I ran into my friend Trey Lamont the other day. In addition to being a successful entrepreneur and a devoted father, Trey is a talented athlete whose accomplishments include multiple Washington-state tae kwon do championships.
I invited him to my book launch party (which was happening that night), and naturally he asked what the book was about. When I said that “Scared Sitless“ was about sitting disease and what to do about it, he told me about his brief foray into the IT world.
“I worked out that same before, during, and after that job,” he said, “But while I was in IT, my back was killing me.

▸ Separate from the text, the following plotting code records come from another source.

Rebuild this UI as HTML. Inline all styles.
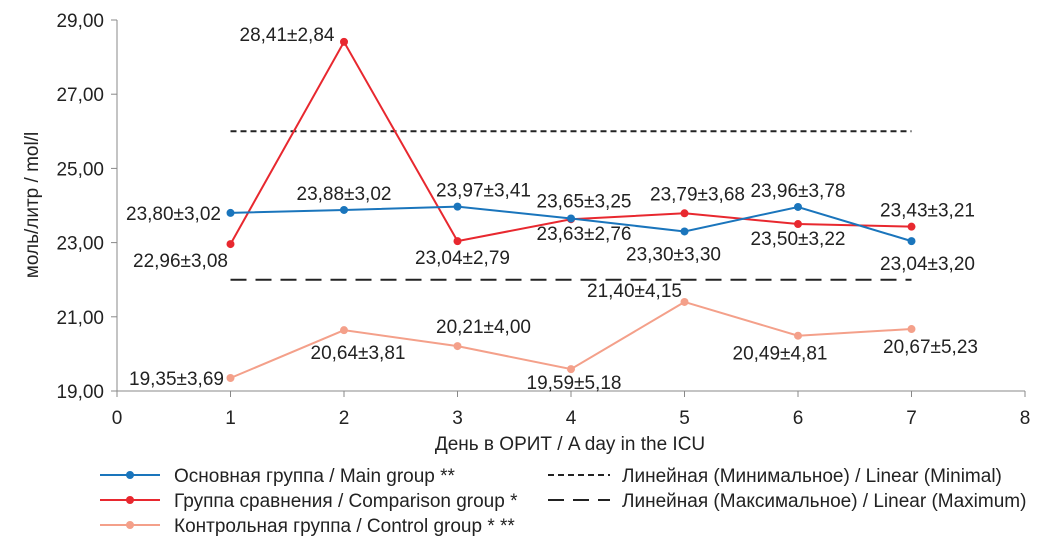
<!DOCTYPE html>
<html><head><meta charset="utf-8"><style>
body{margin:0;background:#fff}
svg{font-family:"Liberation Sans",sans-serif;display:block}
</style></head><body>
<svg id="c" width="1052" height="544"></svg>
<script>
const days=[1,2,3,4,5,6,7];
const mainVals=[23.80,23.88,23.97,23.65,23.30,23.96,23.04];
const compVals=[22.96,28.41,23.04,23.63,23.79,23.50,23.43];
const ctrlVals=[19.35,20.64,20.21,19.59,21.40,20.49,20.67];
const mainLbl=["23,80±3,02","23,88±3,02","23,97±3,41","23,65±3,25","23,30±3,30","23,96±3,78","23,04±3,20"];
const compLbl=["22,96±3,08","28,41±2,84","23,04±2,79","23,63±2,76","23,79±3,68","23,50±3,22","23,43±3,21"];
const ctrlLbl=["19,35±3,69","20,64±3,81","20,21±4,00","19,59±5,18","21,40±4,15","20,49±4,81","20,67±5,23"];
const minLine=26, maxLine=22;
const yTicks=[19,21,23,25,27,29];
const xTicks=[0,1,2,3,4,5,6,7,8];
const NS="http://www.w3.org/2000/svg",svg=document.getElementById('c');
const FS=19;
const X=v=>117+v*113.5, Y=v=>391-(v-19)*37.1;
function el(t,a,p){const e=document.createElementNS(NS,t);for(const k in a)e.setAttribute(k,a[k]);(p||svg).appendChild(e);return e;}
const fmt=v=>v.toFixed(2).replace('.',',');
let ax=el('line',{x1:117,y1:20,x2:117,y2:391,stroke:'#888'});

ax=el('line',{x1:117,y1:391,x2:1025,y2:391,stroke:'#888'});

yTicks.forEach(v=>{el('line',{x1:111,x2:117,y1:Y(v),y2:Y(v),stroke:'#888'});
 const t=el('text',{x:104,y:Y(v)+7,'text-anchor':'end','font-size':FS,fill:'#222'});t.textContent=fmt(v);
 });
xTicks.forEach(v=>{el('line',{x1:X(v),x2:X(v),y1:391,y2:397,stroke:'#888'});
 const t=el('text',{x:X(v),y:424,'text-anchor':'middle','font-size':FS,fill:'#222'});t.textContent=v;
 });
let t=el('text',{x:570,y:450,'text-anchor':'middle','font-size':FS,fill:'#222'});t.textContent='День в ОРИТ / A day in the ICU';

t=el('text',{transform:'translate(38,205) rotate(-90)','text-anchor':'middle','font-size':FS,fill:'#222'});t.textContent='моль/литр / mol/l';

let l=el('line',{x1:X(1),x2:X(7),y1:Y(minLine),y2:Y(minLine),stroke:'#222','stroke-width':2,'stroke-dasharray':'6,4'});

l=el('line',{x1:X(1),x2:X(7),y1:Y(maxLine),y2:Y(maxLine),stroke:'#222','stroke-width':2,'stroke-dasharray':'16,9'});

function series(vals,lbls,col,name,off){
 const p=el('polyline',{points:vals.map((v,i)=>X(days[i])+','+Y(v)).join(' '),fill:'none',stroke:col,'stroke-width':2});
 
 vals.forEach((v,i)=>{const c=el('circle',{cx:X(days[i]),cy:Y(v),r:4,fill:col});
  
  const tx=el('text',{x:X(days[i])+off[i][0],y:Y(v)+off[i][1],'text-anchor':'middle','font-size':FS,fill:'#222'});tx.textContent=lbls[i];
  });
}
series(ctrlVals,ctrlLbl,'#f4a08a','control',[[-54,7],[14,29],[26,-13],[3,20],[-50,-5],[-18,24],[19,24]]);
series(compVals,compLbl,'#e8282f','comparison',[[-50,23],[-57,-1],[5,23],[13,21],[13,-13],[0,21],[16,-10]]);
series(mainVals,mainLbl,'#1a75bc','main',[[-57,7],[0,-10],[26,-10],[13,-11],[-11,29],[0,-10],[16,29]]);
const leg=[['#1a75bc','Основная группа / Main group **',475],['#e8282f','Группа сравнения / Comparison group *',500],['#f4a08a','Контрольная группа / Control group * **',525]];
leg.forEach(([c,s,y])=>{const g=el('g',{});
 el('line',{x1:100,x2:160,y1:y,y2:y,stroke:c,'stroke-width':2},g);el('circle',{cx:130,cy:y,r:4,fill:c},g);
 const tt=el('text',{x:174,y:y+7,'font-size':FS,fill:'#222'},g);tt.textContent=s;});
[['6,4','Линейная (Минимальное) / Linear (Minimal)',475],['16,9','Линейная (Максимальное) / Linear (Maximum)',500]].forEach(([d,s,y])=>{
 const g=el('g',{});
 el('line',{x1:548,x2:610,y1:y,y2:y,stroke:'#222','stroke-width':2,'stroke-dasharray':d},g);
 const tt=el('text',{x:622,y:y+7,'font-size':FS,fill:'#222'},g);tt.textContent=s;});
</script>
</body></html>
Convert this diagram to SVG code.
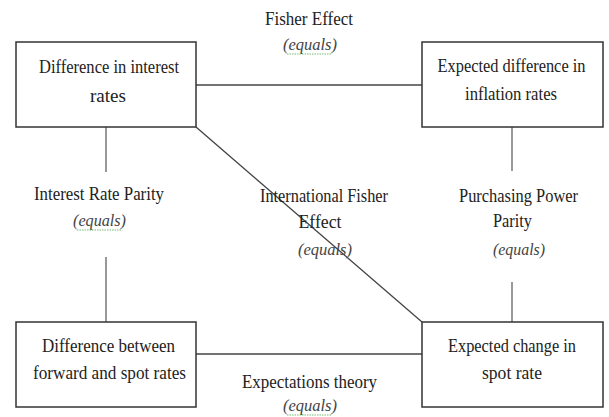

When I was sitting at that computer all day, I had aches and pains I’d never had before.” As soon as he left his desk job and resumed his normal active lifestyle, the pain subsided.
Trey’s story echoes the research findings that show that you can’t exercise your way out of sitting disease. Numerous scientific studies have shown that sedentary behavior is an independent risk factor for the cardiovascular and metabolic disease that ensues after prolonged bouts of sitting. In other words, no matter how much you exercise after work, if you sit all day you are still at increased risk for a heart attack or diabetes, independent of your active after-work lifestyle.
Similarly, while there is not much rigorous scientific evidence (yet) to support this hypothesis, I am convinced that the stationary, repetitive nature of desk work has a similar deleterious effect on our muscles and joints, independent of our activity after work.
Sitting, or even standing, in one position all day doing the same repetitive micro-motions throughout the day is likely affecting our musculoskeletal system in ways analogous to the cardiovascular and metabolic havoc wreaked by being inactive all day.
You don’t have to be a tae kwon do champion to experience this. In fact, it may be more of an issue for less physically active office workers. I am convinced that we are glimpsing this phenomenon in the “weekend warrior” sports injuries that I and other trainers and health-care practitioners see in our practices. The de-conditioning that comes with a sedentary work style offers a plausible explanation for many of the sprains and strains and other injuries that office workers sustain when they leap up from their desk and onto the softball or soccer field.
A P.S. For Seattle Folks
True confession time: I didn’t actually “run into” Trey. I had purposefully sought out his Papa Bois food truck. If you are among the many Seattleites who are despondent over the abrupt closure of Paseo’s Caribbean sandwich joint in Fremont, I can recommend Trey’s Papa Bois sandwiches as a worthy replacement.